Among the leaders who would have to hide their faces in the wake of The Index is Turkey’s President Recep Tayyip Erdogan whose country “has become known as a mafia state and the evidence suggests that this is the case, now more than ever.” On a score scale of one to ten, reflecting the criminality in ascending order, Turkey’s score of 6.89 slots the country in the 12th worst country position in the UN community of 193 members. Comparatively, it is worse than Syria, Lebanon and Venezuela.
In the first ever assessment of illicit economies in all 193 UN member states, the Global Initiative Against Transnational Organized Crime (GI-TOC ) reveals that “the Turkish government often leverages certain criminal markets, such as the gold and oil trade, human smuggling and arms trafficking, for its own benefit and political purpose.”
It says, depending on political circumstances and geopolitical relations with other countries, the Turkish government chooses to “either tighten or ease its control over organized criminal activity.” Director Shaw observes “state officials and clientelist networks who hold influence over state authorities are now the most dominant brokers of organized crime.”

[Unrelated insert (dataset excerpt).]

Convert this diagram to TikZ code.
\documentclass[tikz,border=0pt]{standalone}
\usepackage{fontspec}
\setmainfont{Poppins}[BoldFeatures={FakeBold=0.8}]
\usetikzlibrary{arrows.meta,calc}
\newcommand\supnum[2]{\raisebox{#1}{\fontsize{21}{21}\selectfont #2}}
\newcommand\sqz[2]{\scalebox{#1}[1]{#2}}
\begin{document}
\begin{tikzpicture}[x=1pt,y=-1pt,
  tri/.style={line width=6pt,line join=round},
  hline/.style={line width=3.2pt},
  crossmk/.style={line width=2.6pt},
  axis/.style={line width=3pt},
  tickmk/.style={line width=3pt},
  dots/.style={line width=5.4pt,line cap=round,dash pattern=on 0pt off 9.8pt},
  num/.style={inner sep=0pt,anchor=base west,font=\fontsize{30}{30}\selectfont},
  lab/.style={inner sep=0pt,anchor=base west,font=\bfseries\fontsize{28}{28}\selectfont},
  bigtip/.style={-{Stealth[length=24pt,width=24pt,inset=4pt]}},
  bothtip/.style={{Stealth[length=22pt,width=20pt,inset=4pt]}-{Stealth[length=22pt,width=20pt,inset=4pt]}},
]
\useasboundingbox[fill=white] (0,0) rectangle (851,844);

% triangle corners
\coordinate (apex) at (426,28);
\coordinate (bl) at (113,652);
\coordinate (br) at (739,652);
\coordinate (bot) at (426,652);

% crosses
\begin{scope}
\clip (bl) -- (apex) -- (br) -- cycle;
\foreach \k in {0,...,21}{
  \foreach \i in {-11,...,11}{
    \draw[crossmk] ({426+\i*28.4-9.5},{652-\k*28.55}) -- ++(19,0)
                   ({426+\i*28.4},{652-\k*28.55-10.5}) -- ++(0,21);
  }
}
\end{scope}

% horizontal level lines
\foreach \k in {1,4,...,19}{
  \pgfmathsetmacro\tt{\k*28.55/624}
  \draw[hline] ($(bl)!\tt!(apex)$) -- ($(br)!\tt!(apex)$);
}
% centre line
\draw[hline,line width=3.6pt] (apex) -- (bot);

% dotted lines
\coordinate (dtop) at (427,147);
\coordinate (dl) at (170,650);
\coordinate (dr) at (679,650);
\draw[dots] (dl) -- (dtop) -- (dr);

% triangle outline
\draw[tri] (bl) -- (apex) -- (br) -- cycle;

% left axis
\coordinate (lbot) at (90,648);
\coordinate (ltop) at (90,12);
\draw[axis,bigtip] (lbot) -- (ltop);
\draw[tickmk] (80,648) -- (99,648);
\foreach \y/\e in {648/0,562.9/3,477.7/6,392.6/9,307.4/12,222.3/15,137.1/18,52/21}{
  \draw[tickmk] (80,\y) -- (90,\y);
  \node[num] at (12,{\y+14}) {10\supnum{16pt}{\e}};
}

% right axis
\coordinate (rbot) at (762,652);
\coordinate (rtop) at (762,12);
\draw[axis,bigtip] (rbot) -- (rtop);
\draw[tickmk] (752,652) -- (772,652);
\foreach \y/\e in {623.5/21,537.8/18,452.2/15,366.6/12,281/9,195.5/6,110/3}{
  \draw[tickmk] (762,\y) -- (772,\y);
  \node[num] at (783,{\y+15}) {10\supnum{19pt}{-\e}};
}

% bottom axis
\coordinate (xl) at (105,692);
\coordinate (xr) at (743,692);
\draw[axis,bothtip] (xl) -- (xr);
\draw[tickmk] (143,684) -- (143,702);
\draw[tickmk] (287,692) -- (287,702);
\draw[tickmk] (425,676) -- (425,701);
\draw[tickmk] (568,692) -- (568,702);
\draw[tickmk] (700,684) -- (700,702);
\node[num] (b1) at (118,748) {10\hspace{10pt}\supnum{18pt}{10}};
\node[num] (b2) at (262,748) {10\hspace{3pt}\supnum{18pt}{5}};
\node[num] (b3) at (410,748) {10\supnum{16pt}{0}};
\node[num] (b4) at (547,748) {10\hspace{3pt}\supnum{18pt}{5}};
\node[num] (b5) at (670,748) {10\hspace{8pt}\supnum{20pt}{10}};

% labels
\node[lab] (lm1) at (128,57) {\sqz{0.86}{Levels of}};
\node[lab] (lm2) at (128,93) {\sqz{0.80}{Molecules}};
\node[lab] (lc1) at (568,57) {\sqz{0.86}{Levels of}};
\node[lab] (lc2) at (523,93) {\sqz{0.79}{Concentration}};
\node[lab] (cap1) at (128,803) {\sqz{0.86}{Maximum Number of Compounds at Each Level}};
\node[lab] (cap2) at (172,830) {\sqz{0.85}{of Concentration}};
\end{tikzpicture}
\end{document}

In what one could term as Ian Fleming’s “For Your Eyes Only” James Bond novel series or an X-film”, The Index reveals “state-embedded individuals (being) involved in illegally transferring weapons to Salafi-Jihadist groups fighting in Syria and Libya, as well as providing weapons to paramilitary groups in Turkey… Organized crime and state-embedded individuals have extremely strong and complex links, dating back many decades and continuing to today.”
That is definitely not something President Erdogan or any Turkish citizen would like to hear about their country. It’s a shame. The study says illegal arms trade is also pervasive in Turkey, with firearm use and arms trafficking on the rise in recent years. Overall, Turkey plays a role of ‘tripling’ as “a source, transit and destination country to greater or lesser degrees.”

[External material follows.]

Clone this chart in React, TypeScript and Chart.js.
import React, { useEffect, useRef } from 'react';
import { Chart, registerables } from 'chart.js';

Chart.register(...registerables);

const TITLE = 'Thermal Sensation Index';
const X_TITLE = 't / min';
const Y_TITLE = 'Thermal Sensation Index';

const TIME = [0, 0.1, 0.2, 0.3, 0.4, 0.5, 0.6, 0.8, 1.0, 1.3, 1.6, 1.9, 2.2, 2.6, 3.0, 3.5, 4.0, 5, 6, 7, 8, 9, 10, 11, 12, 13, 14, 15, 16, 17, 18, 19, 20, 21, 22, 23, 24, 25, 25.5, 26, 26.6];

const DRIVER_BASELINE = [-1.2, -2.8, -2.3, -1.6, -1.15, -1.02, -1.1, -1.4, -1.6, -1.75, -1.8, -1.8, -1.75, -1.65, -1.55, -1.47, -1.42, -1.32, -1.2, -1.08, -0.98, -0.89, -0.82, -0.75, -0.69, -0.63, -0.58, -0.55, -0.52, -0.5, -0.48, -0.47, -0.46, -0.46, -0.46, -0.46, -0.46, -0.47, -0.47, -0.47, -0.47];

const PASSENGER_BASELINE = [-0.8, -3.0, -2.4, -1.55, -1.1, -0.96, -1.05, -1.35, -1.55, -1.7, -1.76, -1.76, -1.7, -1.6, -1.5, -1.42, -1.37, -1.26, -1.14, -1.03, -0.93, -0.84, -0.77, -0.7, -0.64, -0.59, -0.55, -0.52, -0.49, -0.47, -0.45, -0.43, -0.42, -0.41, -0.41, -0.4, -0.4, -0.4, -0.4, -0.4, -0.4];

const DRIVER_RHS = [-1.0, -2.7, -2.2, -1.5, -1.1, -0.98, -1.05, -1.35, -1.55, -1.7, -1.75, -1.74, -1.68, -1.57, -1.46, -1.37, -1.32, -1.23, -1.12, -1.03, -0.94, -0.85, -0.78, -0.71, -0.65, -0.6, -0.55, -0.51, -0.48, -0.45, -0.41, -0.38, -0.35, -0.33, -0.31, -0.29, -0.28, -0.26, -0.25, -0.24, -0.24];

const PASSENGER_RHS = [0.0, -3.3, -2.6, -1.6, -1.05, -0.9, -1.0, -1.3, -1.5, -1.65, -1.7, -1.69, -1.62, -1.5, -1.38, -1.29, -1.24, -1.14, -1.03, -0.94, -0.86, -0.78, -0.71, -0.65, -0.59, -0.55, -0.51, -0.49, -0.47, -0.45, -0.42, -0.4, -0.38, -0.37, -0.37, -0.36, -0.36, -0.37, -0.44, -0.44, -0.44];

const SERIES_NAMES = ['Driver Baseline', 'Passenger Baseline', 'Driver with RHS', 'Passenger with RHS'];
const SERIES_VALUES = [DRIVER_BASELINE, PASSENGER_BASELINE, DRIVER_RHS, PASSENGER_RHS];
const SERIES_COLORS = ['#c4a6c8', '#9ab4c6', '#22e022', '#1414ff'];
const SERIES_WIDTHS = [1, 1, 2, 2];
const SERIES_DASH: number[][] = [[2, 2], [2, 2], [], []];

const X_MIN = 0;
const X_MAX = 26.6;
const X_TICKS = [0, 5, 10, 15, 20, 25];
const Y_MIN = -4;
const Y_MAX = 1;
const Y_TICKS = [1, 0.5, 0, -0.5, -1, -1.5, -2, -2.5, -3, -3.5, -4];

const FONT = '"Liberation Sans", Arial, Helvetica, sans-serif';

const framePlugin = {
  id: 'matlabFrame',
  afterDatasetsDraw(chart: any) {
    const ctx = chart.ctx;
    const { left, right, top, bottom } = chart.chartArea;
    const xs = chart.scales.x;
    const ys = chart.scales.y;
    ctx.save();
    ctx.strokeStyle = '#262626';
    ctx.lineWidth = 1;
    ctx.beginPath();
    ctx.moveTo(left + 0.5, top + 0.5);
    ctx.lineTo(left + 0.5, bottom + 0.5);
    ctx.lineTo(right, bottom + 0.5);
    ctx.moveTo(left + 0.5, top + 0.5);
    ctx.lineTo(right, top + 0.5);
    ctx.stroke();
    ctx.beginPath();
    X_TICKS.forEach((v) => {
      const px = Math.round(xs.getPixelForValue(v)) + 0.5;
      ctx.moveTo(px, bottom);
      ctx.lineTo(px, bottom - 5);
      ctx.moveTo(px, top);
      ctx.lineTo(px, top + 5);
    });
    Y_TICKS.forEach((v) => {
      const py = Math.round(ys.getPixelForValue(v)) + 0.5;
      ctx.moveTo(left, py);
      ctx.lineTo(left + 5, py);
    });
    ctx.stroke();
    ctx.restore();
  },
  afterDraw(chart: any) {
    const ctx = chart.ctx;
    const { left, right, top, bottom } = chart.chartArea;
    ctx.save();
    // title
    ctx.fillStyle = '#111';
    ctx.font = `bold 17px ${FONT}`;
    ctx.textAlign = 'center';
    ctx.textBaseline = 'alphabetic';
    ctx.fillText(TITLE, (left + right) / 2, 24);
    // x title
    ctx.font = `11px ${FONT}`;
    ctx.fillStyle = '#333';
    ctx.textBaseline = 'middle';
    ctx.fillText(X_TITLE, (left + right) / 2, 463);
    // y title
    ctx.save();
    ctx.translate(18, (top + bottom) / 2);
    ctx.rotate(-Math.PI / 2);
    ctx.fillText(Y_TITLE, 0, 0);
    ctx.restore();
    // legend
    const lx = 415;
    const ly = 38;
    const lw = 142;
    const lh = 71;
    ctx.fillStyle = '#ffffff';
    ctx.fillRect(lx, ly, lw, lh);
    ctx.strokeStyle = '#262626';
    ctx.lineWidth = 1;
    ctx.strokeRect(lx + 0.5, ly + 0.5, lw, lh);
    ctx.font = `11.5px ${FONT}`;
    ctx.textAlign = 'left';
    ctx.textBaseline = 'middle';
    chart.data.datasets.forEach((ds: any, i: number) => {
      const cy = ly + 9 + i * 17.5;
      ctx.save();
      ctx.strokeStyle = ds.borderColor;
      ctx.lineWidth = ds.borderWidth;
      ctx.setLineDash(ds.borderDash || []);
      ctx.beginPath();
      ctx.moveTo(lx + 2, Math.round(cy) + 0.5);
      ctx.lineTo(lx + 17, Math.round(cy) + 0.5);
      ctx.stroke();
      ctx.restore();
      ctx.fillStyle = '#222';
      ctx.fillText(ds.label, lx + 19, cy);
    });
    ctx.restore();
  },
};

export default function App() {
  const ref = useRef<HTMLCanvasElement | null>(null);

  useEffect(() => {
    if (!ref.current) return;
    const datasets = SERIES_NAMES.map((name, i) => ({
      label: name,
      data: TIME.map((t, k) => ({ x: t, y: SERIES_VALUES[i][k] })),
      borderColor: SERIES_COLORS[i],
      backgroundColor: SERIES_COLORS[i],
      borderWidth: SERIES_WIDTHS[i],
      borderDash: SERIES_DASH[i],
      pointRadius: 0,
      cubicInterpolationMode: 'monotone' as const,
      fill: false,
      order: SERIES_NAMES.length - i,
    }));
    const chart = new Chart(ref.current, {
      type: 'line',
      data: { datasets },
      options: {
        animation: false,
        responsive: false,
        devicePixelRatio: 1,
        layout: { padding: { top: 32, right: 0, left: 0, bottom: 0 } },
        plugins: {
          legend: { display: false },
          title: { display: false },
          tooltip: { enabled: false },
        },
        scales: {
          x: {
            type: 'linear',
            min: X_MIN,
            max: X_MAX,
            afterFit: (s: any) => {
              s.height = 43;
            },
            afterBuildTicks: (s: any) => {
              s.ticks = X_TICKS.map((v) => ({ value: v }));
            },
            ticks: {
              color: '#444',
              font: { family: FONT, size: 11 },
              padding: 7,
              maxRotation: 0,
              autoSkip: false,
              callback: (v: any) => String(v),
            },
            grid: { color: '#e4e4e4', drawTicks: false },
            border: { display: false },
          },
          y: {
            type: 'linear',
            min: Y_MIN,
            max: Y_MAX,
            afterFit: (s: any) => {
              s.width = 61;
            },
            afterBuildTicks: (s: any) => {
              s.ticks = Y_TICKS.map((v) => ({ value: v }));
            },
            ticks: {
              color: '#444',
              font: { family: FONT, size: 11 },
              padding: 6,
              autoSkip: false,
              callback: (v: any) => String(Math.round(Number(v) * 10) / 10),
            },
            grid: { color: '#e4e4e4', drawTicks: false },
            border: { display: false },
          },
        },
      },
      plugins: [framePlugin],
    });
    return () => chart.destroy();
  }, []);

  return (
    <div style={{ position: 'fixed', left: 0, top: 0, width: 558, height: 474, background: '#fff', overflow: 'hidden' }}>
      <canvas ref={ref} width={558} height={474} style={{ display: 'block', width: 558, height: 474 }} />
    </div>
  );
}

It further reveals Turkish organized criminal gangs controlling the wholesale importation of heroin into Europe. Based on an increase in acetic anhydride seizures, a key precursor for processing morphine into heroin, the report suggests that heroin production is on the rise in Turkey, with laboratories scattered across Istanbul and in eastern provinces at the border.
The bad state of affairs is circumstantially confirmed by a reported considerable weakened cooperation between Turkey and the U.S. Drug Enforcement Agency since 2016, which has negatively impacted Turkish National Police’s ability to deal with drug trafficking.
Director Shaw remarks that the results of the study “paint a worrying picture of the reach, scale and impact of organized crime… (because) “nearly 80% (79.4% to be exact) of the world’s population today live in countries with high levels of criminality. It is equally alarming to consider that the exploitation of people, in the form of human trafficking, has become the most pervasive criminal economy in the world – a development that serves as a dark reminder of the dehumanizing impact of organized crime.” On global criminal markets, The Index reveals human trafficking taking the lead with a score of 5.58, even surpassing Cannabis trade (5.10) arms trafficking (4.92) and human smuggling (4.77).
In terms of human trafficking and smuggling, The Index says Turkey is a key player in the transnational markets. “Human trafficking, a prominent criminal market in Turkey, is characterized predominantly by trafficking for (God forbid) sexual exploitation and forced labour.” The crime is prevalent “in the country’s tourist areas, in metropolitan cities and in cities at the country’s borders.”
Since the July 15, 2016 failed coup, Turkey has devised all sorts ways of extraditing persons deemed to be behind it. In this respect, The Index highlights what it considers to be severe concerns regarding the use of extradition processes and requests by the Turkish government as a political tool.
The “[Turkish government] also engages in illegal renditioning of suspected coup plotters,” the report says, pointing at “concerns (that) have been raised about the Turkish government’s prolific abuse of INTERPOL’s red-notice system to unfairly target journalists, activists and political opponents living abroad.” The abduction of Fethullah Gulen’s nephew from Kenya and founder of education delivery network in Kyrgyzstan are very fresh cases in breach of human rights, international law and violation of the two countries’ territorial integrity rights.
As Director Shaw rightly observes in the 182-page study, organized crime is a common denominator in many of the societal challenges touching on issues of “inequality, conflict, political instability, climate change, unregulated technology and financial markets, corruption, and forced migration.”
All said, one can already see the link between the state of a country’s democracy and peace and criminality. Turkey is where it is today because democracy pillars have since been pulled down and peace is on leaders’ lips. Criminality has everything it takes for it to thrive in the country.